Written problem — Write out the listing below in full and exactly, leaving out every picture.

========================

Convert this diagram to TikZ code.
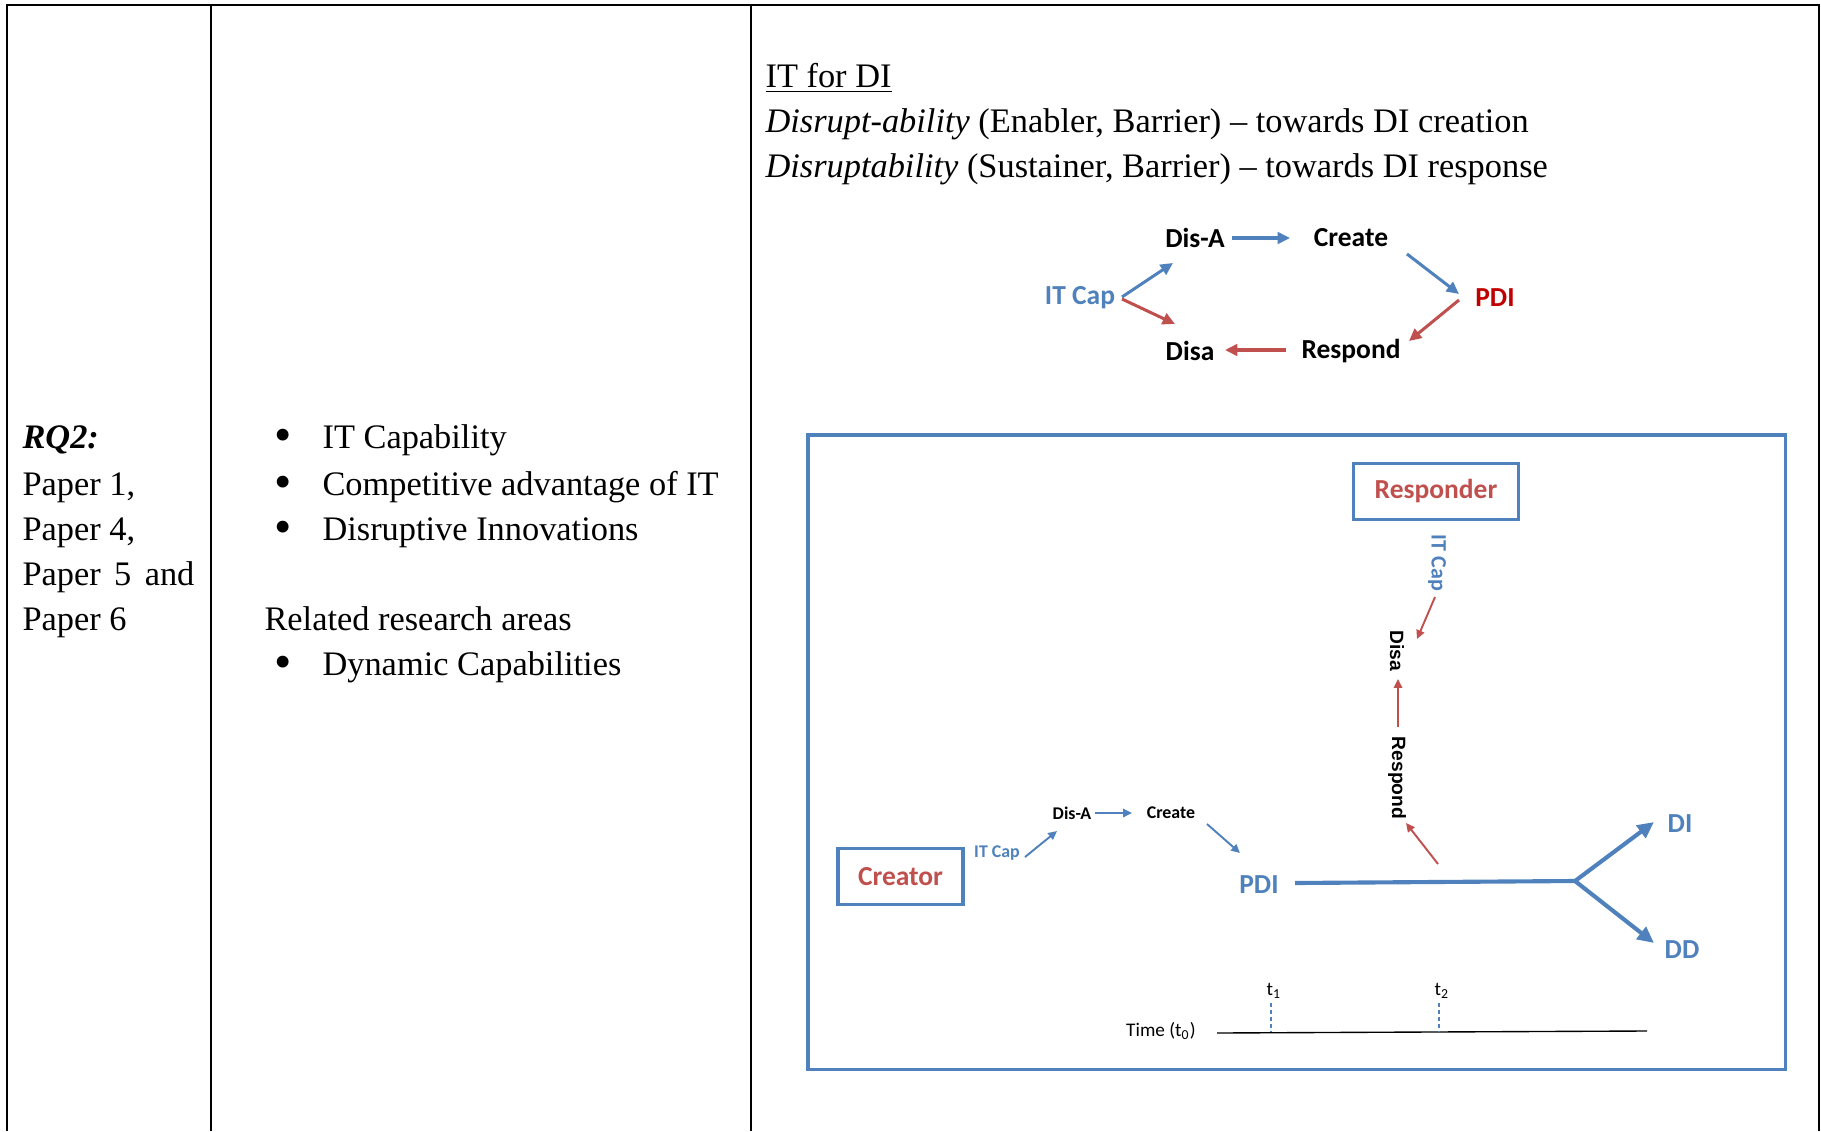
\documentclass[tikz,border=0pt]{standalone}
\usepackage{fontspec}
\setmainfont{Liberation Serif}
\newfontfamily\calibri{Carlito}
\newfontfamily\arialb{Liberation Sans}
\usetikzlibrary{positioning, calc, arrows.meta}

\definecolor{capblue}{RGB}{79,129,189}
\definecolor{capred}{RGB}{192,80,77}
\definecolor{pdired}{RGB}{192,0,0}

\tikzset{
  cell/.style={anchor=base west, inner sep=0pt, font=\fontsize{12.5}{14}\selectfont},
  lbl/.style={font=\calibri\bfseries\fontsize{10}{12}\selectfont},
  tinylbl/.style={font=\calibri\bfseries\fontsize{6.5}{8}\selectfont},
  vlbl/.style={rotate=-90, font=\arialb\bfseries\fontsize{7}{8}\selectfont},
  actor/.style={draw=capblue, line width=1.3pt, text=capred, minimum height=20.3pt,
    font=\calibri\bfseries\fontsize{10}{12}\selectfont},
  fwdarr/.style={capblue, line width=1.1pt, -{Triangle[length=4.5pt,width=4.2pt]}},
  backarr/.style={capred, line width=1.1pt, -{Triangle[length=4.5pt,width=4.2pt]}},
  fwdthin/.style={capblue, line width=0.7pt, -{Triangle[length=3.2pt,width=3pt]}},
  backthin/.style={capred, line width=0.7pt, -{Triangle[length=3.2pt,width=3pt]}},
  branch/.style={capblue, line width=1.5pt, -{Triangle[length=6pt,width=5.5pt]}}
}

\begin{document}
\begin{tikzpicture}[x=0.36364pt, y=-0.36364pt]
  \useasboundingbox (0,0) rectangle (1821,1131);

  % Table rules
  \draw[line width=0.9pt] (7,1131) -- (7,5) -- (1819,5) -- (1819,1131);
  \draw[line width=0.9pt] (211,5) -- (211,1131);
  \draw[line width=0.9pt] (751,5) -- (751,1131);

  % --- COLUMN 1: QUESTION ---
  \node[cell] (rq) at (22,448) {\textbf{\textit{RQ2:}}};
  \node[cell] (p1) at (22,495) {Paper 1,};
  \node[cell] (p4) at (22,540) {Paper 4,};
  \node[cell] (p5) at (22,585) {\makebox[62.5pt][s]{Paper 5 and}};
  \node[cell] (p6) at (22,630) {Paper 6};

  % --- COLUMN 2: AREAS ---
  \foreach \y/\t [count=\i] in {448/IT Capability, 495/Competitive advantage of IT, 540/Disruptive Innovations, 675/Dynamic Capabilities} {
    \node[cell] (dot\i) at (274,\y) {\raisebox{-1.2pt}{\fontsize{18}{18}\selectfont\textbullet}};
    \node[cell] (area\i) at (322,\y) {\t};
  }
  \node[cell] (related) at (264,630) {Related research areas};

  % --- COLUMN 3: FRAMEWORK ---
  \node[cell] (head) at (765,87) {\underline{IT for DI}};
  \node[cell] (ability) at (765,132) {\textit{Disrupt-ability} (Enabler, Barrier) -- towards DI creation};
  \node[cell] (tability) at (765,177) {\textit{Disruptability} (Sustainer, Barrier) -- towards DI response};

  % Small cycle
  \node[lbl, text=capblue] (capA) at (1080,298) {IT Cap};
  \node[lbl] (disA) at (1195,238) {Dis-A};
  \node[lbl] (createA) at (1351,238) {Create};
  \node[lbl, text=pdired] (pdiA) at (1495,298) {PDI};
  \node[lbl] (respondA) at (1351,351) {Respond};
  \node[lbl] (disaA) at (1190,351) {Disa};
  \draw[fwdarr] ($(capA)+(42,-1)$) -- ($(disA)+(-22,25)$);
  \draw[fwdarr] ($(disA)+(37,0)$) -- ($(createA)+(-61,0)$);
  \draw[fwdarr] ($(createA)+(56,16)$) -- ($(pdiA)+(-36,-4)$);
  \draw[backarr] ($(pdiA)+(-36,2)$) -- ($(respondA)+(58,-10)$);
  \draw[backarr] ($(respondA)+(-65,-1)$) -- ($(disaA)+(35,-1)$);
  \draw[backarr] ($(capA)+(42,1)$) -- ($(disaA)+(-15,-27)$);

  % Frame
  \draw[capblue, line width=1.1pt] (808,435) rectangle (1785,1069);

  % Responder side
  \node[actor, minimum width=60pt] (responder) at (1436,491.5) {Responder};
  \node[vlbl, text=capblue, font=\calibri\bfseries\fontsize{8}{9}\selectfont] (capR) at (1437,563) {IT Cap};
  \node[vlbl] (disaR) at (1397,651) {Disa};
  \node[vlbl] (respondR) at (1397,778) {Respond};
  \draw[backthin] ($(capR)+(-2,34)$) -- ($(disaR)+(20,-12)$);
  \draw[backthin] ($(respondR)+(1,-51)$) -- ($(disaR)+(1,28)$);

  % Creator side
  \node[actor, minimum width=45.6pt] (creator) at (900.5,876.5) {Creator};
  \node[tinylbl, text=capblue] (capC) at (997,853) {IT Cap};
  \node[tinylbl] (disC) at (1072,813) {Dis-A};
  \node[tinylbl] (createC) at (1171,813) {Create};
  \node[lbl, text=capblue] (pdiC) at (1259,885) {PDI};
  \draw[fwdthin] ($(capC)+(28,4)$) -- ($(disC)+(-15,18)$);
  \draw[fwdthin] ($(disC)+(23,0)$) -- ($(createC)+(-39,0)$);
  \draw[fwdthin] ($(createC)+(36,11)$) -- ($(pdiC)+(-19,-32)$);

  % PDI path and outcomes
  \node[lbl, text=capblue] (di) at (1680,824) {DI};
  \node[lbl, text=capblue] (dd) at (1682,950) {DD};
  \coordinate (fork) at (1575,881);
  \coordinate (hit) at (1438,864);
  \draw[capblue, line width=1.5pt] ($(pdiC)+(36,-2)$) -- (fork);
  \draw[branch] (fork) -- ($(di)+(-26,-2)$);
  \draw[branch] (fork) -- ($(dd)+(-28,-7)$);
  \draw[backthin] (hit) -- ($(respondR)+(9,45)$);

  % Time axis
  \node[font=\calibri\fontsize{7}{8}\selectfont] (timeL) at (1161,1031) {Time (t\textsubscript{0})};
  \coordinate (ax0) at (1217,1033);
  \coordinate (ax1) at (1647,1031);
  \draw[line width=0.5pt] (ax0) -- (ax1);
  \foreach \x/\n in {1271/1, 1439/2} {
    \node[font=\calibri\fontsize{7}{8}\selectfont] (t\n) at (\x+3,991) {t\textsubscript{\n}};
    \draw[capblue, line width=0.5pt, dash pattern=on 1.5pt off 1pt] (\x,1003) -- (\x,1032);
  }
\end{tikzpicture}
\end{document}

========================

Result for this task —
Convert this diagram to TikZ code.
\documentclass[tikz,border=0pt]{standalone}
\usepackage{fontspec}
\setmainfont{Liberation Serif}
\newfontfamily\calibri{Carlito}
\newfontfamily\arialb{Liberation Sans}
\usetikzlibrary{positioning, calc, arrows.meta}

\definecolor{capblue}{RGB}{79,129,189}
\definecolor{capred}{RGB}{192,80,77}
\definecolor{pdired}{RGB}{192,0,0}

\tikzset{
  cell/.style={anchor=base west, inner sep=0pt, font=\fontsize{12.5}{14}\selectfont},
  lbl/.style={font=\calibri\bfseries\fontsize{10}{12}\selectfont},
  tinylbl/.style={font=\calibri\bfseries\fontsize{6.5}{8}\selectfont},
  vlbl/.style={rotate=-90, font=\arialb\bfseries\fontsize{7}{8}\selectfont},
  actor/.style={draw=capblue, line width=1.3pt, text=capred, minimum height=20.3pt,
    font=\calibri\bfseries\fontsize{10}{12}\selectfont},
  fwdarr/.style={capblue, line width=1.1pt, -{Triangle[length=4.5pt,width=4.2pt]}},
  backarr/.style={capred, line width=1.1pt, -{Triangle[length=4.5pt,width=4.2pt]}},
  fwdthin/.style={capblue, line width=0.7pt, -{Triangle[length=3.2pt,width=3pt]}},
  backthin/.style={capred, line width=0.7pt, -{Triangle[length=3.2pt,width=3pt]}},
  branch/.style={capblue, line width=1.5pt, -{Triangle[length=6pt,width=5.5pt]}}
}

\begin{document}
\begin{tikzpicture}[x=0.36364pt, y=-0.36364pt]
  \useasboundingbox (0,0) rectangle (1821,1131);

  % Table rules
  \draw[line width=0.9pt] (7,1131) -- (7,5) -- (1819,5) -- (1819,1131);
  \draw[line width=0.9pt] (211,5) -- (211,1131);
  \draw[line width=0.9pt] (751,5) -- (751,1131);

  % --- COLUMN 1: QUESTION ---
  \node[cell] (rq) at (22,448) {\textbf{\textit{RQ2:}}};
  \node[cell] (p1) at (22,495) {Paper 1,};
  \node[cell] (p4) at (22,540) {Paper 4,};
  \node[cell] (p5) at (22,585) {\makebox[62.5pt][s]{Paper 5 and}};
  \node[cell] (p6) at (22,630) {Paper 6};

  % --- COLUMN 2: AREAS ---
  \foreach \y/\t [count=\i] in {448/IT Capability, 495/Competitive advantage of IT, 540/Disruptive Innovations, 675/Dynamic Capabilities} {
    \node[cell] (dot\i) at (274,\y) {\raisebox{-1.2pt}{\fontsize{18}{18}\selectfont\textbullet}};
    \node[cell] (area\i) at (322,\y) {\t};
  }
  \node[cell] (related) at (264,630) {Related research areas};

  % --- COLUMN 3: FRAMEWORK ---
  \node[cell] (head) at (765,87) {\underline{IT for DI}};
  \node[cell] (ability) at (765,132) {\textit{Disrupt-ability} (Enabler, Barrier) -- towards DI creation};
  \node[cell] (tability) at (765,177) {\textit{Disruptability} (Sustainer, Barrier) -- towards DI response};

  % Small cycle
  \node[lbl, text=capblue] (capA) at (1080,298) {IT Cap};
  \node[lbl] (disA) at (1195,238) {Dis-A};
  \node[lbl] (createA) at (1351,238) {Create};
  \node[lbl, text=pdired] (pdiA) at (1495,298) {PDI};
  \node[lbl] (respondA) at (1351,351) {Respond};
  \node[lbl] (disaA) at (1190,351) {Disa};
  \draw[fwdarr] ($(capA)+(42,-1)$) -- ($(disA)+(-22,25)$);
  \draw[fwdarr] ($(disA)+(37,0)$) -- ($(createA)+(-61,0)$);
  \draw[fwdarr] ($(createA)+(56,16)$) -- ($(pdiA)+(-36,-4)$);
  \draw[backarr] ($(pdiA)+(-36,2)$) -- ($(respondA)+(58,-10)$);
  \draw[backarr] ($(respondA)+(-65,-1)$) -- ($(disaA)+(35,-1)$);
  \draw[backarr] ($(capA)+(42,1)$) -- ($(disaA)+(-15,-27)$);

  % Frame
  \draw[capblue, line width=1.1pt] (808,435) rectangle (1785,1069);

  % Responder side
  \node[actor, minimum width=60pt] (responder) at (1436,491.5) {Responder};
  \node[vlbl, text=capblue, font=\calibri\bfseries\fontsize{8}{9}\selectfont] (capR) at (1437,563) {IT Cap};
  \node[vlbl] (disaR) at (1397,651) {Disa};
  \node[vlbl] (respondR) at (1397,778) {Respond};
  \draw[backthin] ($(capR)+(-2,34)$) -- ($(disaR)+(20,-12)$);
  \draw[backthin] ($(respondR)+(1,-51)$) -- ($(disaR)+(1,28)$);

  % Creator side
  \node[actor, minimum width=45.6pt] (creator) at (900.5,876.5) {Creator};
  \node[tinylbl, text=capblue] (capC) at (997,853) {IT Cap};
  \node[tinylbl] (disC) at (1072,813) {Dis-A};
  \node[tinylbl] (createC) at (1171,813) {Create};
  \node[lbl, text=capblue] (pdiC) at (1259,885) {PDI};
  \draw[fwdthin] ($(capC)+(28,4)$) -- ($(disC)+(-15,18)$);
  \draw[fwdthin] ($(disC)+(23,0)$) -- ($(createC)+(-39,0)$);
  \draw[fwdthin] ($(createC)+(36,11)$) -- ($(pdiC)+(-19,-32)$);

  % PDI path and outcomes
  \node[lbl, text=capblue] (di) at (1680,824) {DI};
  \node[lbl, text=capblue] (dd) at (1682,950) {DD};
  \coordinate (fork) at (1575,881);
  \coordinate (hit) at (1438,864);
  \draw[capblue, line width=1.5pt] ($(pdiC)+(36,-2)$) -- (fork);
  \draw[branch] (fork) -- ($(di)+(-26,-2)$);
  \draw[branch] (fork) -- ($(dd)+(-28,-7)$);
  \draw[backthin] (hit) -- ($(respondR)+(9,45)$);

  % Time axis
  \node[font=\calibri\fontsize{7}{8}\selectfont] (timeL) at (1161,1031) {Time (t\textsubscript{0})};
  \coordinate (ax0) at (1217,1033);
  \coordinate (ax1) at (1647,1031);
  \draw[line width=0.5pt] (ax0) -- (ax1);
  \foreach \x/\n in {1271/1, 1439/2} {
    \node[font=\calibri\fontsize{7}{8}\selectfont] (t\n) at (\x+3,991) {t\textsubscript{\n}};
    \draw[capblue, line width=0.5pt, dash pattern=on 1.5pt off 1pt] (\x,1003) -- (\x,1032);
  }
\end{tikzpicture}
\end{document}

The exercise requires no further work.